Written exercise: Reproduce the listing below exactly. Pictures do not belong in the copy.

Recorded data:

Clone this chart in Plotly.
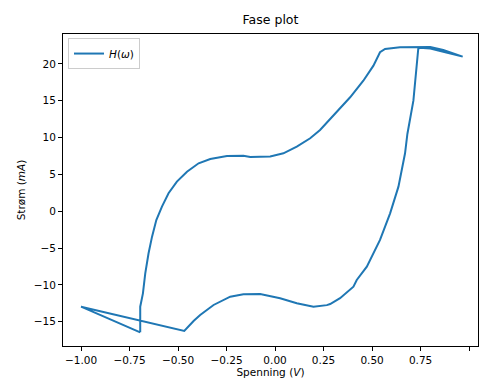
import plotly.graph_objects as go

# Voltage (V) and current (mA), traced along the loop
spenning = [
    -0.695, -0.693, -0.695, -0.681, -0.669, -0.652, -0.634, -0.612, -0.583,
    -0.549, -0.506, -0.454, -0.394, -0.334, -0.248, -0.163, -0.128, -0.025,
    0.043, 0.112, 0.181, 0.232, 0.265, 0.301, 0.387, 0.455, 0.507, 0.541, 0.567,
    0.644, 0.738, 0.800, 0.867, 0.967,
    0.867, 0.800, 0.745,
    0.738, 0.713, 0.696, 0.682, 0.670, 0.636, 0.593, 0.541, 0.473, 0.421,
    0.404, 0.335, 0.284, 0.267, 0.198, 0.112, 0.026, -0.077, -0.163, -0.231,
    -0.317, -0.386, -0.420, -0.468,
    -1.000, -0.695,
]
strom = [
    -16.44, -14.50, -12.96, -11.15, -8.43, -5.71, -3.45, -1.19, 0.62,
    2.44, 4.02, 5.37, 6.51, 7.10, 7.51, 7.55, 7.38, 7.45,
    7.87, 8.77, 9.91, 11.04, 12.00, 13.00, 15.48, 17.73, 19.77, 21.59, 22.04,
    22.27, 22.27, 22.30, 21.90, 21.00,
    21.65, 22.10, 22.20,
    22.04, 15.02, 12.39, 10.49, 7.87, 3.34, -0.28, -3.90, -7.53, -9.34,
    -10.25, -11.80, -12.60, -12.75, -12.96, -12.50, -11.82, -11.24, -11.28, -11.60,
    -12.73, -14.09, -14.90, -16.26,
    -12.96, -16.44,
]

x_ticks = [-1.0, -0.75, -0.5, -0.25, 0.0, 0.25, 0.5, 0.75, 1.0]
y_ticks = [-15, -10, -5, 0, 5, 10, 15, 20]

fig = go.Figure()
fig.add_trace(go.Scatter(
    x=spenning, y=strom, mode="lines",
    line=dict(color="#1f77b4", width=2),
    name="<i>H</i>(<i>ω</i>)", showlegend=True,
))

axis_common = dict(
    showgrid=False, zeroline=False, showline=True, linecolor="black",
    linewidth=1, mirror=True, ticks="outside", ticklen=4, tickcolor="black",
    tickfont=dict(size=10.5, color="black"),
)

fig.update_layout(
    width=480, height=385,
    margin=dict(l=63, r=2, t=34, b=39),
    paper_bgcolor="white", plot_bgcolor="white",
    font=dict(family="DejaVu Sans", color="black"),
    title=dict(text="Fase plot", x=(63 + 478) / 2 / 480, xanchor="center",
               y=1 - 20 / 385, yanchor="middle", font=dict(size=12.5)),
    xaxis=dict(range=[-1.093, 1.046], tickvals=x_ticks, tickformat=".2f",
               title=dict(text="Spenning (<i>V</i>)", font=dict(size=10.5), standoff=4),
               **axis_common),
    yaxis=dict(range=[-18.3, 24.07], tickvals=y_ticks,
               title=dict(text="Strøm (<i>mA</i>)", font=dict(size=10.5), standoff=6),
               **axis_common),
    legend=dict(x=0.012, y=0.987, xanchor="left", yanchor="top",
                bgcolor="white", bordercolor="#cccccc", borderwidth=1,
                font=dict(size=10.5)),
)

fig.write_html("out.html", config={"displayModeBar": False},
               post_script="document.body.style.margin='0';document.body.style.overflow='hidden';")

Response for this exercise:
Clone this chart in Plotly.
import plotly.graph_objects as go

# Voltage (V) and current (mA), traced along the loop
spenning = [
    -0.695, -0.693, -0.695, -0.681, -0.669, -0.652, -0.634, -0.612, -0.583,
    -0.549, -0.506, -0.454, -0.394, -0.334, -0.248, -0.163, -0.128, -0.025,
    0.043, 0.112, 0.181, 0.232, 0.265, 0.301, 0.387, 0.455, 0.507, 0.541, 0.567,
    0.644, 0.738, 0.800, 0.867, 0.967,
    0.867, 0.800, 0.745,
    0.738, 0.713, 0.696, 0.682, 0.670, 0.636, 0.593, 0.541, 0.473, 0.421,
    0.404, 0.335, 0.284, 0.267, 0.198, 0.112, 0.026, -0.077, -0.163, -0.231,
    -0.317, -0.386, -0.420, -0.468,
    -1.000, -0.695,
]
strom = [
    -16.44, -14.50, -12.96, -11.15, -8.43, -5.71, -3.45, -1.19, 0.62,
    2.44, 4.02, 5.37, 6.51, 7.10, 7.51, 7.55, 7.38, 7.45,
    7.87, 8.77, 9.91, 11.04, 12.00, 13.00, 15.48, 17.73, 19.77, 21.59, 22.04,
    22.27, 22.27, 22.30, 21.90, 21.00,
    21.65, 22.10, 22.20,
    22.04, 15.02, 12.39, 10.49, 7.87, 3.34, -0.28, -3.90, -7.53, -9.34,
    -10.25, -11.80, -12.60, -12.75, -12.96, -12.50, -11.82, -11.24, -11.28, -11.60,
    -12.73, -14.09, -14.90, -16.26,
    -12.96, -16.44,
]

x_ticks = [-1.0, -0.75, -0.5, -0.25, 0.0, 0.25, 0.5, 0.75, 1.0]
y_ticks = [-15, -10, -5, 0, 5, 10, 15, 20]

fig = go.Figure()
fig.add_trace(go.Scatter(
    x=spenning, y=strom, mode="lines",
    line=dict(color="#1f77b4", width=2),
    name="<i>H</i>(<i>ω</i>)", showlegend=True,
))

axis_common = dict(
    showgrid=False, zeroline=False, showline=True, linecolor="black",
    linewidth=1, mirror=True, ticks="outside", ticklen=4, tickcolor="black",
    tickfont=dict(size=10.5, color="black"),
)

fig.update_layout(
    width=480, height=385,
    margin=dict(l=63, r=2, t=34, b=39),
    paper_bgcolor="white", plot_bgcolor="white",
    font=dict(family="DejaVu Sans", color="black"),
    title=dict(text="Fase plot", x=(63 + 478) / 2 / 480, xanchor="center",
               y=1 - 20 / 385, yanchor="middle", font=dict(size=12.5)),
    xaxis=dict(range=[-1.093, 1.046], tickvals=x_ticks, tickformat=".2f",
               title=dict(text="Spenning (<i>V</i>)", font=dict(size=10.5), standoff=4),
               **axis_common),
    yaxis=dict(range=[-18.3, 24.07], tickvals=y_ticks,
               title=dict(text="Strøm (<i>mA</i>)", font=dict(size=10.5), standoff=6),
               **axis_common),
    legend=dict(x=0.012, y=0.987, xanchor="left", yanchor="top",
                bgcolor="white", bordercolor="#cccccc", borderwidth=1,
                font=dict(size=10.5)),
)

fig.write_html("out.html", config={"displayModeBar": False},
               post_script="document.body.style.margin='0';document.body.style.overflow='hidden';")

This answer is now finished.